Politically, though, the White House needs to have something else to say besides "we are not going to comment on an ongoing investigation."

They have commented on it extensively in the past.

On Sept. 29, 2003, and again on Oct.10, 2003, White House spokesman Scott McClellan served up a spirited defense of Karl Rove, Lewis (Scooter) Libby and Elliot Abrams, all of whom, McClellan said, assured him that they had nothing to do with the leak of a CIA agent's name.

And long after that -- after McClellan now alleges prosecutors asked the White House to stop talking about it -- President Bush rang in, asserting that he would fire anyone at the White House associated with the leak. That came on June 10, 2004.

As a result of their silence, during the first two daily briefings this week, the poor press secretary was basically hung up on a clothesline and beaten like a dusty rug.

According to his attorney, Robert Luskin, Rove is in no danger of criminal charges. Luskin told me that prosecutor Patrick Fitzgerald assured Rove that he is not a target of the investigation.

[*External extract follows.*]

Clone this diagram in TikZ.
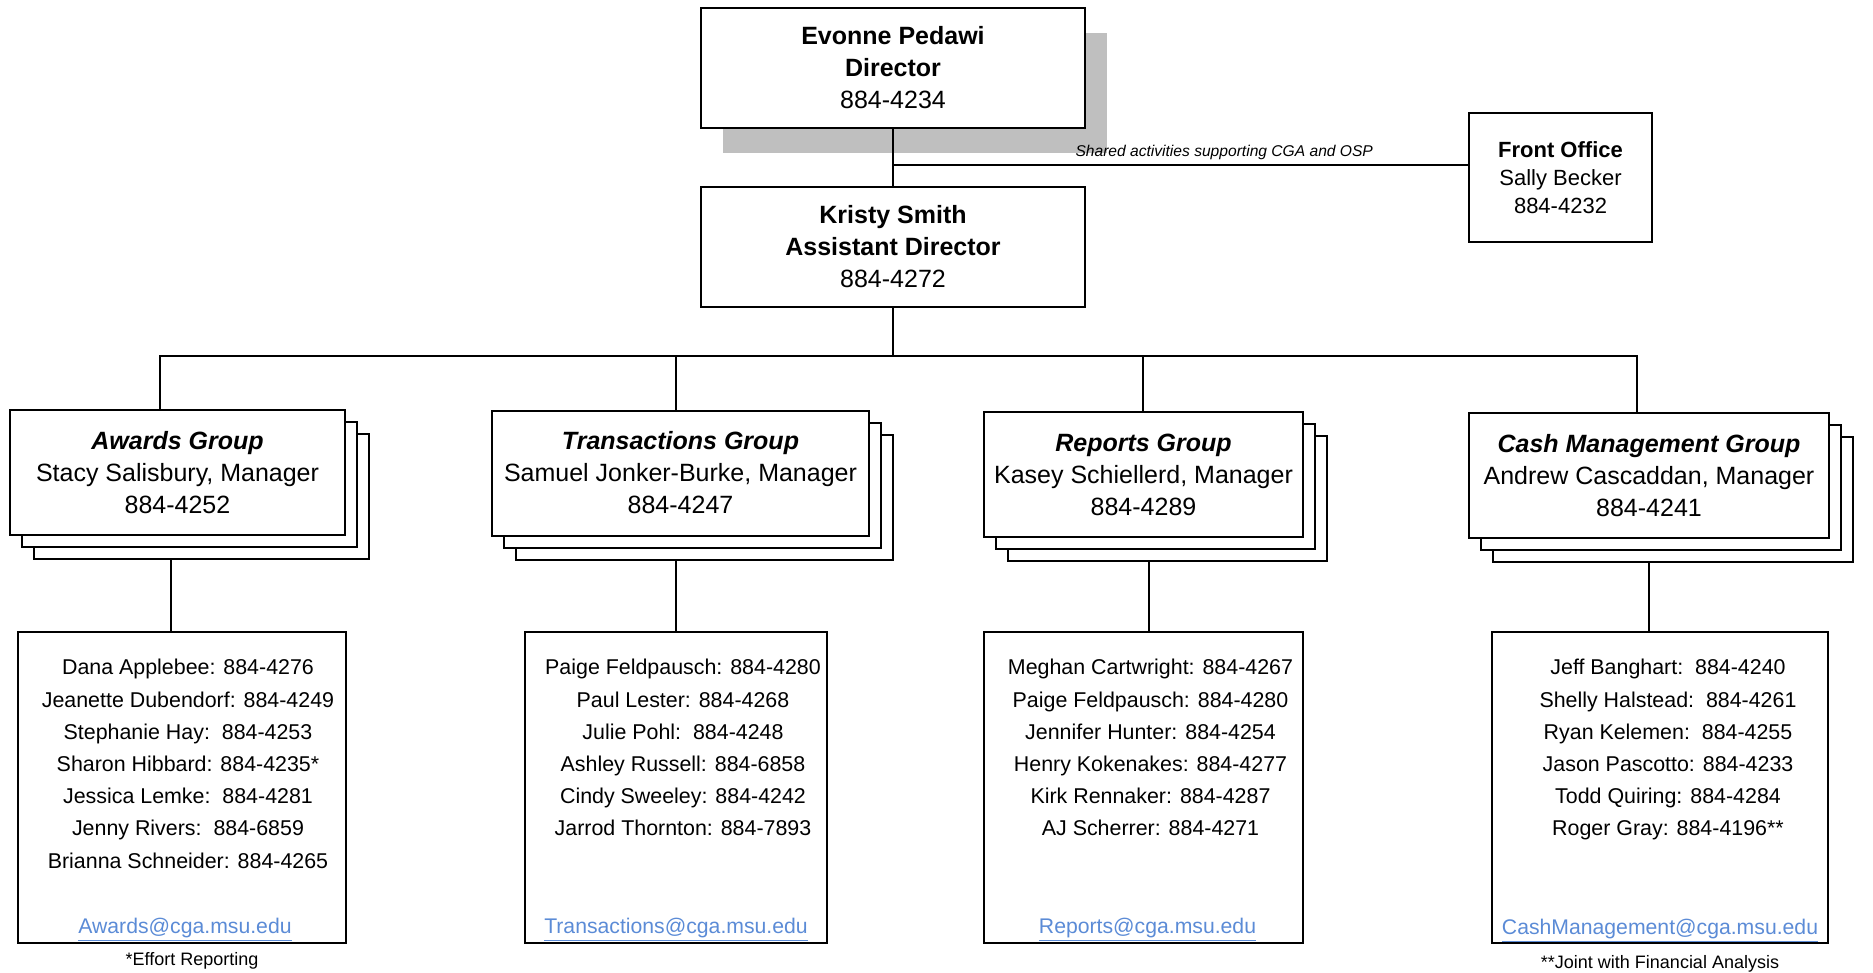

Whether the disclosure of the e-mail exchange with Time reporter Matt Cooper changes this remains to be seen, but Luskin insists that there is nothing in the e-mail that Rove has not already discussed with prosecutors and the grand jury.

Rove's more immediate problem, it would seem, is the President's pronouncement that he would fire anyone associated with the leak. Rove may not have said the words "Valerie Plame" to Matt Cooper, but according to the e-mail, he did disclose that former Ambassador Joseph Wilson's wife "apparently works" at the CIA.

As many people have pointed out, any good reporter could easily find out who Joe Wilson is married to. Does it amount to a leak of "classified" information? The President must weigh degree and intent of what Rove was attempting to do -- which Rove's attorney says was nothing more than to steer a reporter off of potentially bad information.

In the political world of the White House, though, perhaps Rove's greatest transgression is that he has become a "distraction" for a President who is desperately trying to stay on message this summer -- to get a significant piece of his second term agenda through Congress before the August recess.